Look at iio's blog. Stocklogic in my blogroll. He's diversified and kicks butt.

Anonymous said...

As the sage one said from the Stockbee blog, diversification is when you want to preserve wealth. Concentration is when you want to accumulate wealth.

With regards, to the RSI 2 strategy, I think that would work better when you are buying near or at support like the IMA trade which I'm kicking myself for not buying at the open yesterday. RGR and SWHC would be in the "trying to catch a falling knife" variety.

Anonymous said...

Guns kill people.

Anonymous said...

But sometimes they deserve it.

Anonymous said...

I was serious when I said this on your other RSI(2) thread.

You need to wait for the stock to go positive intraday after hitting the filter before entering.

They can drag RSI2<2 for days and never hit a green hold BUT when they do hold green.....

MyFriendFate said...

Woodshedder, thanks for the flattering plug. I was wondering why I started getting comments.
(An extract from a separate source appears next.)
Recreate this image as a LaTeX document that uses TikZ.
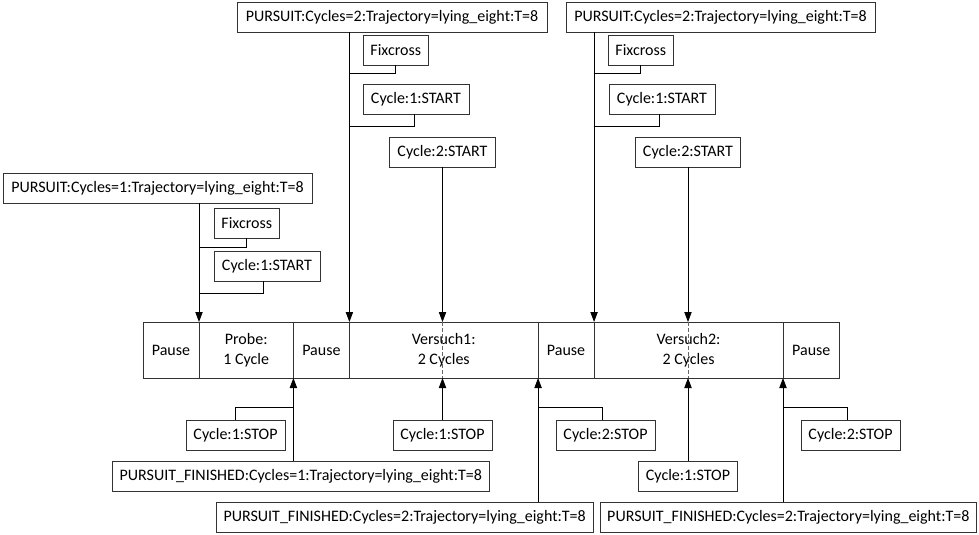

For some reason diversification seems to have a bad rap as some people think that it is only suited for people with bad stock picking skills and old grandmas.

Jeff said...

Anon, I did some quick backtesting of that filter in stockfetcher, and while it was profitable, there were some things I didn't like about the results. What exactly, I can't remember. It was quick. But it left me with the feeling that I could tweak it to better suit what I'm looking for.

I also agree that the strategy will work better with stocks on a normal pullback rather than the falling knife.

IIO- no problem. You're making bank and your blog looks cool.